Ultrafast dynamics of atomic correlated disordering in photoinduced VO$_2$

Recent experiments suggest that atomic disordering dynamics are more universal than conventional coherent processes in photoinduced phase transitions (PIPTs), yet its mechanism remains unclear. Using real-time time-dependent density functional theory (rt-TDDFT), we find that, at lower photoexcitation, higher lattice temperature accelerates atomic disordering, which thereby lowers the threshold for phase transition, by thermally exciting more phonons to randomize the lattice vibrations in VO$_2$. Above this threshold, however, we observe that the transition timescale and atomic disordering become temperature-independent since thermally excited lattice vibrations induce a similar evolution of photoexcited holes.
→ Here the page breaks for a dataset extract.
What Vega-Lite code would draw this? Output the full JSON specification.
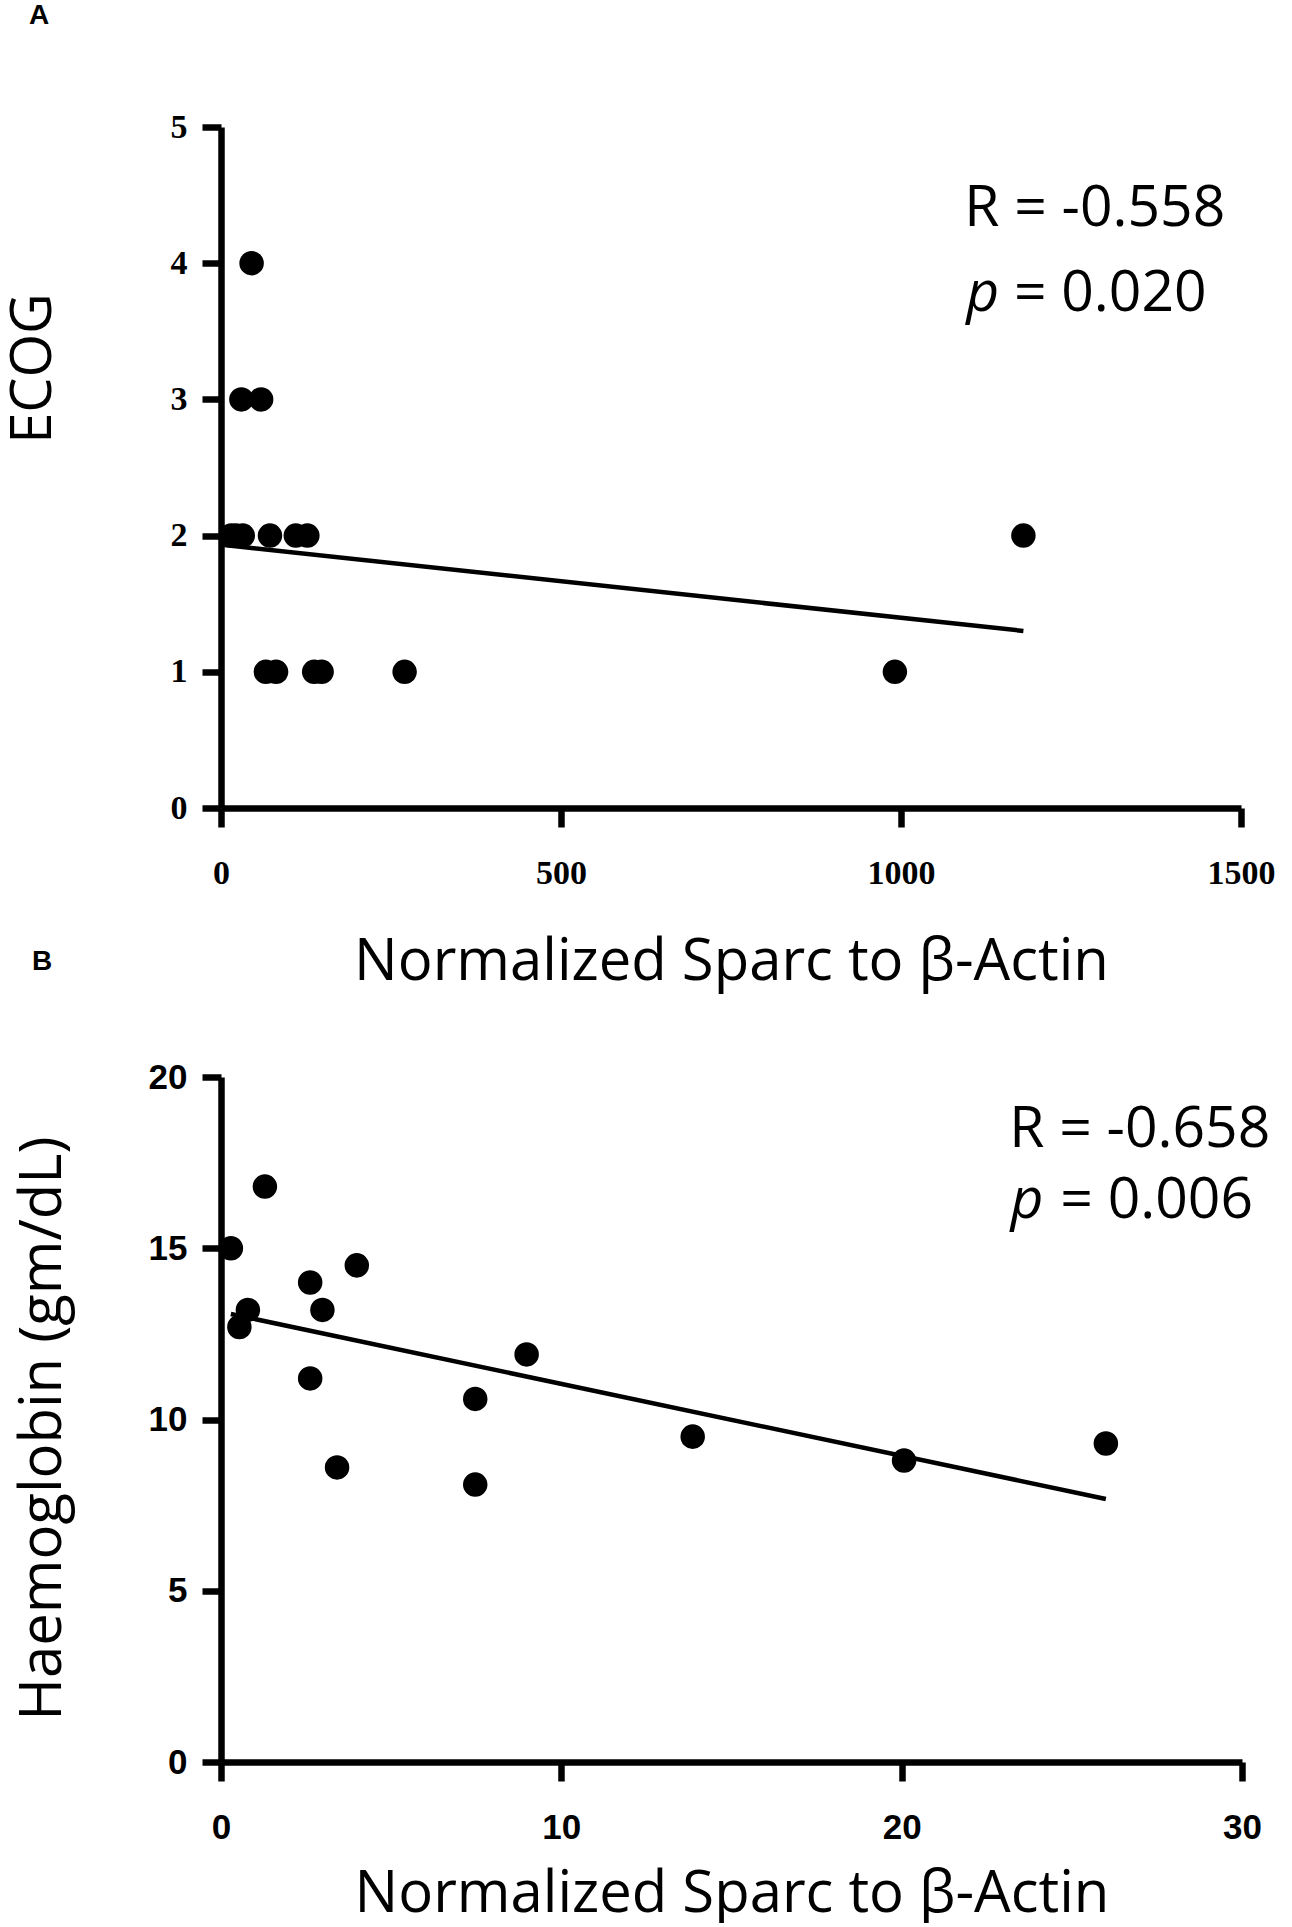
{
  "$schema": "https://vega.github.io/schema/vega-lite/v6.json",
  "background": "white",
  "padding": {"left": 4, "top": 2, "right": 5, "bottom": 0},
  "bounds": "flush",
  "spacing": 269,
  "config": {
    "view": {"stroke": null},
    "axis": {"grid": false, "domainColor": "black", "domainWidth": 6.5, "tickColor": "black", "tickWidth": 6.5, "tickSize": 19, "labelColor": "black", "titleColor": "black", "titleFont": "Open Sans", "titleFontWeight": "normal"},
    "title": {"font": "Liberation Sans", "fontWeight": "bold", "fontSize": 28, "anchor": "start", "frame": "group", "baseline": "alphabetic", "color": "black"}
  },
  "datasets": {
    "ecog": [
      {"sparc": 45, "ecog": 4},
      {"sparc": 30, "ecog": 3},
      {"sparc": 59, "ecog": 3},
      {"sparc": 15, "ecog": 2},
      {"sparc": 22, "ecog": 2},
      {"sparc": 32, "ecog": 2},
      {"sparc": 72, "ecog": 2},
      {"sparc": 110, "ecog": 2},
      {"sparc": 127, "ecog": 2},
      {"sparc": 1180, "ecog": 2},
      {"sparc": 66, "ecog": 1},
      {"sparc": 81, "ecog": 1},
      {"sparc": 137, "ecog": 1},
      {"sparc": 148, "ecog": 1},
      {"sparc": 270, "ecog": 1},
      {"sparc": 991, "ecog": 1}
    ],
    "ecogFit": [
      {"sparc": 5, "ecog": 1.93},
      {"sparc": 1180, "ecog": 1.30}
    ],
    "ecogR": [{"sparc": 1093, "ecog": 4.27, "label": "R = -0.558"}],
    "ecogP": [{"sparc": 1096, "ecog": 3.65, "label": "p"}],
    "ecogPv": [{"sparc": 1166, "ecog": 3.65, "label": "= 0.020"}],
    "hb": [
      {"sparc": 0.29, "hb": 15.0},
      {"sparc": 1.29, "hb": 16.8},
      {"sparc": 0.79, "hb": 13.2},
      {"sparc": 0.54, "hb": 12.7},
      {"sparc": 2.62, "hb": 14.0},
      {"sparc": 2.98, "hb": 13.2},
      {"sparc": 3.99, "hb": 14.5},
      {"sparc": 2.62, "hb": 11.2},
      {"sparc": 3.41, "hb": 8.6},
      {"sparc": 7.47, "hb": 10.6},
      {"sparc": 7.47, "hb": 8.1},
      {"sparc": 8.98, "hb": 11.9},
      {"sparc": 13.86, "hb": 9.5},
      {"sparc": 20.07, "hb": 8.8},
      {"sparc": 26.0, "hb": 9.3}
    ],
    "hbFit": [
      {"sparc": 0.29, "hb": 13.08},
      {"sparc": 26.0, "hb": 7.68}
    ],
    "hbR": [{"sparc": 23.16, "hb": 17.96, "label": "R = -0.658"}],
    "hbP": [{"sparc": 23.2, "hb": 15.88, "label": "p"}],
    "hbPv": [{"sparc": 24.66, "hb": 15.88, "label": "= 0.006"}]
  },
  "vconcat": [
    {
      "width": 1020,
      "height": 681,
      "title": {"text": "A", "dx": -192, "offset": 80},
      "encoding": {
        "x": {"field": "sparc", "type": "quantitative", "scale": {"domain": [0, 1500], "nice": false},
          "axis": {"values": [0, 500, 1000, 1500], "format": "d", "labelFont": "Liberation Serif", "labelFontWeight": "bold", "labelFontSize": 34, "labelPadding": 29, "labelFlush": false,
            "title": "Normalized Sparc to β-Actin", "titleFontSize": 58, "titleBaseline": "alphabetic", "titleY": 171}},
        "y": {"field": "ecog", "type": "quantitative", "scale": {"domain": [0, 5], "nice": false},
          "axis": {"values": [0, 1, 2, 3, 4, 5], "labelFont": "Liberation Serif", "labelFontWeight": "bold", "labelFontSize": 34, "labelPadding": 15,
            "title": "ECOG", "titleFontSize": 56, "titleBaseline": "middle", "titleAlign": "center", "titleX": -188, "titleY": 241}}
      },
      "layer": [
        {"data": {"name": "ecogFit"}, "mark": {"type": "line", "color": "black", "strokeWidth": 4.5}},
        {"data": {"name": "ecog"}, "mark": {"type": "point", "filled": true, "color": "black", "opacity": 1, "size": 600}},
        {"data": {"name": "ecogR"}, "mark": {"type": "text", "align": "left", "baseline": "alphabetic", "font": "Open Sans", "fontSize": 57, "color": "black"}, "encoding": {"text": {"field": "label"}}},
        {"data": {"name": "ecogP"}, "mark": {"type": "text", "align": "left", "baseline": "alphabetic", "font": "Open Sans", "fontSize": 57, "fontStyle": "italic", "color": "black"}, "encoding": {"text": {"field": "label"}}},
        {"data": {"name": "ecogPv"}, "mark": {"type": "text", "align": "left", "baseline": "alphabetic", "font": "Open Sans", "fontSize": 57, "color": "black"}, "encoding": {"text": {"field": "label"}}}
      ]
    },
    {
      "width": 1021,
      "height": 685,
      "title": {"text": "B", "dx": -189, "offset": 84},
      "encoding": {
        "x": {"field": "sparc", "type": "quantitative", "scale": {"domain": [0, 30], "nice": false},
          "axis": {"values": [0, 10, 20, 30], "labelFont": "Liberation Sans", "labelFontWeight": "bold", "labelFontSize": 35, "labelPadding": 29, "labelFlush": false,
            "title": "Normalized Sparc to β-Actin", "titleFontSize": 58, "titleBaseline": "alphabetic", "titleY": 149}},
        "y": {"field": "hb", "type": "quantitative", "scale": {"domain": [0, 20], "nice": false},
          "axis": {"values": [0, 5, 10, 15, 20], "labelFont": "Liberation Sans", "labelFontWeight": "bold", "labelFontSize": 35, "labelPadding": 15,
            "title": "Haemoglobin (gm/dL)", "titleFontSize": 58, "titleBaseline": "middle", "titleAlign": "center", "titleX": -178, "titleY": 351}}
      },
      "layer": [
        {"data": {"name": "hbFit"}, "mark": {"type": "line", "color": "black", "strokeWidth": 4.5}},
        {"data": {"name": "hb"}, "mark": {"type": "point", "filled": true, "color": "black", "opacity": 1, "size": 600}},
        {"data": {"name": "hbR"}, "mark": {"type": "text", "align": "left", "baseline": "alphabetic", "font": "Open Sans", "fontSize": 57, "color": "black"}, "encoding": {"text": {"field": "label"}}},
        {"data": {"name": "hbP"}, "mark": {"type": "text", "align": "left", "baseline": "alphabetic", "font": "Open Sans", "fontSize": 57, "fontStyle": "italic", "color": "black"}, "encoding": {"text": {"field": "label"}}},
        {"data": {"name": "hbPv"}, "mark": {"type": "text", "align": "left", "baseline": "alphabetic", "font": "Open Sans", "fontSize": 57, "color": "black"}, "encoding": {"text": {"field": "label"}}}
      ]
    }
  ]
}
Additionally, we show that photoexcitation initially elongates the V-V dimers followed by a rotation with tangential displacements (along the z-axis) mediated by O atoms, resulting in strongly correlated motion along the z-axis. Consequently, atomic disordering is more dominant along the x direction, attributed to the relatively unrestricted motion of V-V dimers along this direction. The motion of V atoms along the z-axis is more constrained, leading to less disorder along the z-axis, which results in a "correlated disorder" phenomenon. This anisotropic disordering in VO$_2$ offers new insights into PIPTs mechanisms, guiding future studies on photoinduced disordered transitions.